Set problem:
Exactly the lines from the one with "Recreate this image" to the one with "x = np.arange(len(values))", both included, are to be printed again; leave out the rest.

Record excerpts:
******

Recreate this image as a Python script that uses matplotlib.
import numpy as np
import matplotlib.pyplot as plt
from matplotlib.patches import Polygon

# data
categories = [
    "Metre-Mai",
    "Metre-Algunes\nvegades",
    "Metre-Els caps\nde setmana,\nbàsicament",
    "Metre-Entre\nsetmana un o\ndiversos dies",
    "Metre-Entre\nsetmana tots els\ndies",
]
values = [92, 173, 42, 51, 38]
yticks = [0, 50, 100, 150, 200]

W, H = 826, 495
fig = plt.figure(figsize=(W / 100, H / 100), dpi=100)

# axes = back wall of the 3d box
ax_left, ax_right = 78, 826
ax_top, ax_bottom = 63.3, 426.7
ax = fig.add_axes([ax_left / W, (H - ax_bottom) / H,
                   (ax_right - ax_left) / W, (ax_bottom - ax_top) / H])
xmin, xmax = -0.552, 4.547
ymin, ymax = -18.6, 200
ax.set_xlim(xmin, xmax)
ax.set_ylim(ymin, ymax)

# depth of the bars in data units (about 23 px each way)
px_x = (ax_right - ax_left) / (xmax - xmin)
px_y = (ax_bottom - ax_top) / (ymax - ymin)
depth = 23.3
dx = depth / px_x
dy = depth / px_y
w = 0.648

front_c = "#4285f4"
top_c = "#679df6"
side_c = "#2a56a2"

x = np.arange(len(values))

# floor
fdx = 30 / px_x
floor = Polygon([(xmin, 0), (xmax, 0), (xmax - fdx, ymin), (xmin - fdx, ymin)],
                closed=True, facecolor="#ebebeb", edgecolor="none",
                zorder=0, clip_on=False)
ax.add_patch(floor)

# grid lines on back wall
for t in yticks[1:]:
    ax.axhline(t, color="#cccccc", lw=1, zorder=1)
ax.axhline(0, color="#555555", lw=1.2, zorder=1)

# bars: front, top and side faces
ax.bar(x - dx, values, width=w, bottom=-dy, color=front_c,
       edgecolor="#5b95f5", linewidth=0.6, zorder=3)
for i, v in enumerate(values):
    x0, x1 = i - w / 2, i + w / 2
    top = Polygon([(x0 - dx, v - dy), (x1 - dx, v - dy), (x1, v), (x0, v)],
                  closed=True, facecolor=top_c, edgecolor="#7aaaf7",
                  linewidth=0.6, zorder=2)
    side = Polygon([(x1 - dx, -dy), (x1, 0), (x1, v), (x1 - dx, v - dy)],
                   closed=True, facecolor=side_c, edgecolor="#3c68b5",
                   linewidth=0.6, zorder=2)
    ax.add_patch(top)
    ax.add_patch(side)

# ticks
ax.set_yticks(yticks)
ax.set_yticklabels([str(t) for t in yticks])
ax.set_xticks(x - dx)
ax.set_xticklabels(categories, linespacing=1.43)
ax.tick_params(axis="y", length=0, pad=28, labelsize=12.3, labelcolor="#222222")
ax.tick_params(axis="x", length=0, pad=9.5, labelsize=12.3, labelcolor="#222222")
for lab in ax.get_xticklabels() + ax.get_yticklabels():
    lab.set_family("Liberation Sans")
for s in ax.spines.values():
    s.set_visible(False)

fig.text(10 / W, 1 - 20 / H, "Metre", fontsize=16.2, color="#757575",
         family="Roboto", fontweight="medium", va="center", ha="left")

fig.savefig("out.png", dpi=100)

******

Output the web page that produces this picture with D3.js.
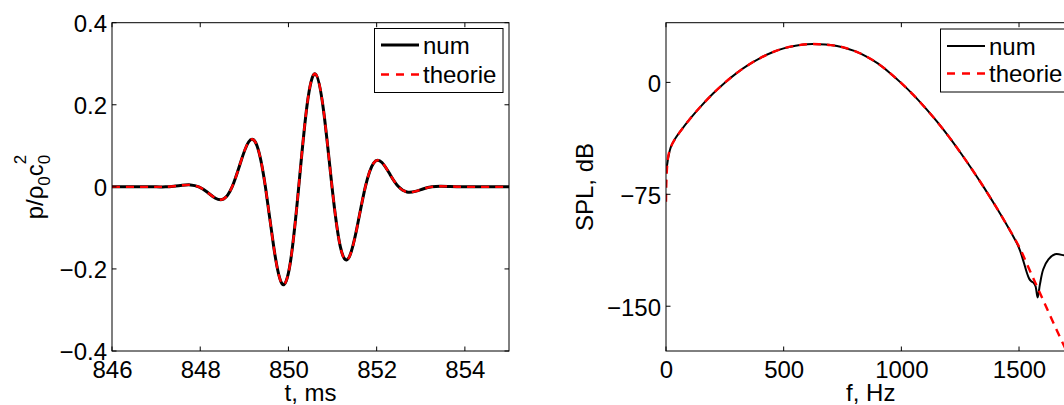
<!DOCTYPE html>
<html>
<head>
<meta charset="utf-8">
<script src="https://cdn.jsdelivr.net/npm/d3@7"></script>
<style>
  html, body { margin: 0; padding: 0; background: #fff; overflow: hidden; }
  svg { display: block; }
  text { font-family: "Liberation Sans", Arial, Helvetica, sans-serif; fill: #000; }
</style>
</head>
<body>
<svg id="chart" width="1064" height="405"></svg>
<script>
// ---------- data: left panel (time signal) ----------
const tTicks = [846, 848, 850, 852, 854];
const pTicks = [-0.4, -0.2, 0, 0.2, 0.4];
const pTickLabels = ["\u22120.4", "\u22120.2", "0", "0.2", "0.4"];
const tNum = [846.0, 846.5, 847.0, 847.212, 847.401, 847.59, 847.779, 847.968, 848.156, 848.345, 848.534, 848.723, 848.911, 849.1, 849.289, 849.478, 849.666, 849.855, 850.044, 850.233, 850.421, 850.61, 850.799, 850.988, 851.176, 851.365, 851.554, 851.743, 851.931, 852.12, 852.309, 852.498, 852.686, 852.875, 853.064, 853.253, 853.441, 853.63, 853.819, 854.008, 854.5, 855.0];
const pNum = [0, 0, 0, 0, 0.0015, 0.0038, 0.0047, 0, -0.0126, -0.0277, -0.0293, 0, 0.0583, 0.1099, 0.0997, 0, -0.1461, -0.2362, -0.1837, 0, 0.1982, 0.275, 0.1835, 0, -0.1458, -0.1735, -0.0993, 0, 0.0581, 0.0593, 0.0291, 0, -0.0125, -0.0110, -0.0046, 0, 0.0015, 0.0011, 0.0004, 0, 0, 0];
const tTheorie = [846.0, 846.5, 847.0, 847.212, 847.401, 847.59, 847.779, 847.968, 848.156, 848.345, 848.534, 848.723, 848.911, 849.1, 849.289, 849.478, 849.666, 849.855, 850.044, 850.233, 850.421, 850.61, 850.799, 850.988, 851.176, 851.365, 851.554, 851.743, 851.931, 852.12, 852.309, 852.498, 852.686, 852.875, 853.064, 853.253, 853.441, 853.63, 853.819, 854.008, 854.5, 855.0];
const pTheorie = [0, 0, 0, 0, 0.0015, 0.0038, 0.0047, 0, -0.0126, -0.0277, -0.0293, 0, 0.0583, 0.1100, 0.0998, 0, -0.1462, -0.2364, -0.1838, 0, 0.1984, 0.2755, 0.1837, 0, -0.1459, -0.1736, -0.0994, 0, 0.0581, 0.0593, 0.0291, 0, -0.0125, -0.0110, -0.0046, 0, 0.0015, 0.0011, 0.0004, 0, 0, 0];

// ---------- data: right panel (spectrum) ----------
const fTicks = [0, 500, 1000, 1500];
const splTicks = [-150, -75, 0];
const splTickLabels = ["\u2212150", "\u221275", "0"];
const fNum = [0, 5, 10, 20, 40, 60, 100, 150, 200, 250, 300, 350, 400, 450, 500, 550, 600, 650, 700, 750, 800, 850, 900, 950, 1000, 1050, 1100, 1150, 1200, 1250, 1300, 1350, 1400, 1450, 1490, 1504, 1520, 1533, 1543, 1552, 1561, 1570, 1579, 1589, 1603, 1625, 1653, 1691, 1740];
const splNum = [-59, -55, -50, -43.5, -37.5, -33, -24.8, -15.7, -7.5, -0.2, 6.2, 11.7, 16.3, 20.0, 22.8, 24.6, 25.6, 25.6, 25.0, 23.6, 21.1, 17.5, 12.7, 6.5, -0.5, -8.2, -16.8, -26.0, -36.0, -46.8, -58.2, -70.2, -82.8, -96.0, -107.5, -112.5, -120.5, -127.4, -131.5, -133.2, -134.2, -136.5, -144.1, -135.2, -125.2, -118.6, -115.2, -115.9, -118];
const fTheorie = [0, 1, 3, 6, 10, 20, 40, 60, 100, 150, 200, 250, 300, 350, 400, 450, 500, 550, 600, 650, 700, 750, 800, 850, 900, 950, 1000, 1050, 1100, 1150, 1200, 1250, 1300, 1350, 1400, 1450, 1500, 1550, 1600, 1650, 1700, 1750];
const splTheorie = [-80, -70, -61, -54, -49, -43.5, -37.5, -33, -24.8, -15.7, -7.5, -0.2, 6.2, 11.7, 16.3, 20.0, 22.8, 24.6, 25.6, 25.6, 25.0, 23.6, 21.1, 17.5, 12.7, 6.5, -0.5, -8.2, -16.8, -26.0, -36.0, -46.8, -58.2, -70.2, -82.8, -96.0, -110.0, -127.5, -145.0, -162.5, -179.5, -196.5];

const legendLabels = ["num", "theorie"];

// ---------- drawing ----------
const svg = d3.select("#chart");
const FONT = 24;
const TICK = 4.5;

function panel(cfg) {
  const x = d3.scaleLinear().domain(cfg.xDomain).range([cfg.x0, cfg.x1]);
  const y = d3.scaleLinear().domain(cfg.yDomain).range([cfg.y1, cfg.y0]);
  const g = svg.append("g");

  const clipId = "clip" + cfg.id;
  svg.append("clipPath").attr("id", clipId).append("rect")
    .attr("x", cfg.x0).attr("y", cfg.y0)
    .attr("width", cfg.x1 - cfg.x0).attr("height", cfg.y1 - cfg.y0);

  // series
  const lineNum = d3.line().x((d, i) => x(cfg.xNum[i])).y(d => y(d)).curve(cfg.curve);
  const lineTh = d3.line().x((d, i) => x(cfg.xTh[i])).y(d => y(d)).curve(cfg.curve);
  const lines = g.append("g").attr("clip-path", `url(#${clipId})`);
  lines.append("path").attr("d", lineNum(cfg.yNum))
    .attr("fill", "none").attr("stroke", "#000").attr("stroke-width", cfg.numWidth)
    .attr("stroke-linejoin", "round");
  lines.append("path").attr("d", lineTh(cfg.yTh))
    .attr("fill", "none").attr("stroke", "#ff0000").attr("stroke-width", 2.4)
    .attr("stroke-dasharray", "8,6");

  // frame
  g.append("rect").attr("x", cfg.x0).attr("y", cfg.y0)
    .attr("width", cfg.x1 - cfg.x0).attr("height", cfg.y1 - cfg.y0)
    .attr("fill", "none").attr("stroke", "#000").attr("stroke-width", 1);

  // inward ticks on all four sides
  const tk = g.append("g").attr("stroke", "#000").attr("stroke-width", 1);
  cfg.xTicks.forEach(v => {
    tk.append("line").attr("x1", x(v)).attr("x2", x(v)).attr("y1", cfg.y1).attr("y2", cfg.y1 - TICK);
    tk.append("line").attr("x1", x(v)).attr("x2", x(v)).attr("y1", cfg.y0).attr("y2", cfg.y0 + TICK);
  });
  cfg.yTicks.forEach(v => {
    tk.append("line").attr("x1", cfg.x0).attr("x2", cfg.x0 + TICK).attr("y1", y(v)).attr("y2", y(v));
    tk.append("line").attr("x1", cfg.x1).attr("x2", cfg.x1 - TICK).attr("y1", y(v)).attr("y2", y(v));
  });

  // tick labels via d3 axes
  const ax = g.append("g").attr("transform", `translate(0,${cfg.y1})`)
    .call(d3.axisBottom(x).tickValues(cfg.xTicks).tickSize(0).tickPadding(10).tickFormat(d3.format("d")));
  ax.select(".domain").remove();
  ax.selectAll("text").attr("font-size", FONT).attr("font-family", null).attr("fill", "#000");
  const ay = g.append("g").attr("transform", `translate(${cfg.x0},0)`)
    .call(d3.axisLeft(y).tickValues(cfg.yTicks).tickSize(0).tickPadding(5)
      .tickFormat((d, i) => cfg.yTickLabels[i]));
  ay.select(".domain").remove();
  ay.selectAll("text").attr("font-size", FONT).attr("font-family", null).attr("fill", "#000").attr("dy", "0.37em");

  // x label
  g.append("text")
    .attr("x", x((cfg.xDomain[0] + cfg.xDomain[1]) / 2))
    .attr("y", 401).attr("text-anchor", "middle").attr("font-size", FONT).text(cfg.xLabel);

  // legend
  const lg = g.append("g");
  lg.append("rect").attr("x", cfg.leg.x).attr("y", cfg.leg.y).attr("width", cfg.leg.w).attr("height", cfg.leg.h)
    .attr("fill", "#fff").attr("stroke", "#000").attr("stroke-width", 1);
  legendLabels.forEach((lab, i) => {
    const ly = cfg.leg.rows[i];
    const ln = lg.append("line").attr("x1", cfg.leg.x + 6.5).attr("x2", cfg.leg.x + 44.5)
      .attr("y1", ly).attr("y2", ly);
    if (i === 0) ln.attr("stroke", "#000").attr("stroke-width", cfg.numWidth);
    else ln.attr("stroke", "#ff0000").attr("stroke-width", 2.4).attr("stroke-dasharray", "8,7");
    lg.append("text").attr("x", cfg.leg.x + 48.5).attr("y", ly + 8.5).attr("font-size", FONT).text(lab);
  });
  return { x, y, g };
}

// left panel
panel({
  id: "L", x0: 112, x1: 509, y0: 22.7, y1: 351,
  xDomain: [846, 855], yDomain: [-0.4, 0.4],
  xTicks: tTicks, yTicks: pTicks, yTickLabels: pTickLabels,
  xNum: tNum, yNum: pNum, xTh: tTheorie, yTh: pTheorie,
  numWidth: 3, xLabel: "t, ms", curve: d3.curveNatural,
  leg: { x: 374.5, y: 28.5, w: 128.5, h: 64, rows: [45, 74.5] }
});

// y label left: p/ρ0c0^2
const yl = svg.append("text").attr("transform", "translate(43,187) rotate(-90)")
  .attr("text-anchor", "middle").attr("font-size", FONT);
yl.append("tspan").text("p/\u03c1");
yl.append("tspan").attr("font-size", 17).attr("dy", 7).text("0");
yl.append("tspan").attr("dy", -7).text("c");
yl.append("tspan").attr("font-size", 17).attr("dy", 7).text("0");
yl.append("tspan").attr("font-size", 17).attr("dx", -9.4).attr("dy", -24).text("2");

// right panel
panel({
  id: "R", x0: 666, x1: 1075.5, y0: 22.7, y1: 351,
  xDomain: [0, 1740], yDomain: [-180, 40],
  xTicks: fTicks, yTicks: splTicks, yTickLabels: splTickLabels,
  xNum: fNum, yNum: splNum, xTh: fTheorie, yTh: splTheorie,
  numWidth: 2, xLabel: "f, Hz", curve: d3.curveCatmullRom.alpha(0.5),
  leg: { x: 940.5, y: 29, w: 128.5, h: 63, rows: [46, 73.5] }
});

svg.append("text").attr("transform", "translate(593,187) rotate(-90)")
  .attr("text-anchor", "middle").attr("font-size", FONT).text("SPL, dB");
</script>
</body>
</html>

******

Response below:
Recreate this image as a Python script that uses matplotlib.
import numpy as np
import matplotlib.pyplot as plt
from matplotlib.patches import Polygon

# data
categories = [
    "Metre-Mai",
    "Metre-Algunes\nvegades",
    "Metre-Els caps\nde setmana,\nbàsicament",
    "Metre-Entre\nsetmana un o\ndiversos dies",
    "Metre-Entre\nsetmana tots els\ndies",
]
values = [92, 173, 42, 51, 38]
yticks = [0, 50, 100, 150, 200]

W, H = 826, 495
fig = plt.figure(figsize=(W / 100, H / 100), dpi=100)

# axes = back wall of the 3d box
ax_left, ax_right = 78, 826
ax_top, ax_bottom = 63.3, 426.7
ax = fig.add_axes([ax_left / W, (H - ax_bottom) / H,
                   (ax_right - ax_left) / W, (ax_bottom - ax_top) / H])
xmin, xmax = -0.552, 4.547
ymin, ymax = -18.6, 200
ax.set_xlim(xmin, xmax)
ax.set_ylim(ymin, ymax)

# depth of the bars in data units (about 23 px each way)
px_x = (ax_right - ax_left) / (xmax - xmin)
px_y = (ax_bottom - ax_top) / (ymax - ymin)
depth = 23.3
dx = depth / px_x
dy = depth / px_y
w = 0.648

front_c = "#4285f4"
top_c = "#679df6"
side_c = "#2a56a2"

x = np.arange(len(values))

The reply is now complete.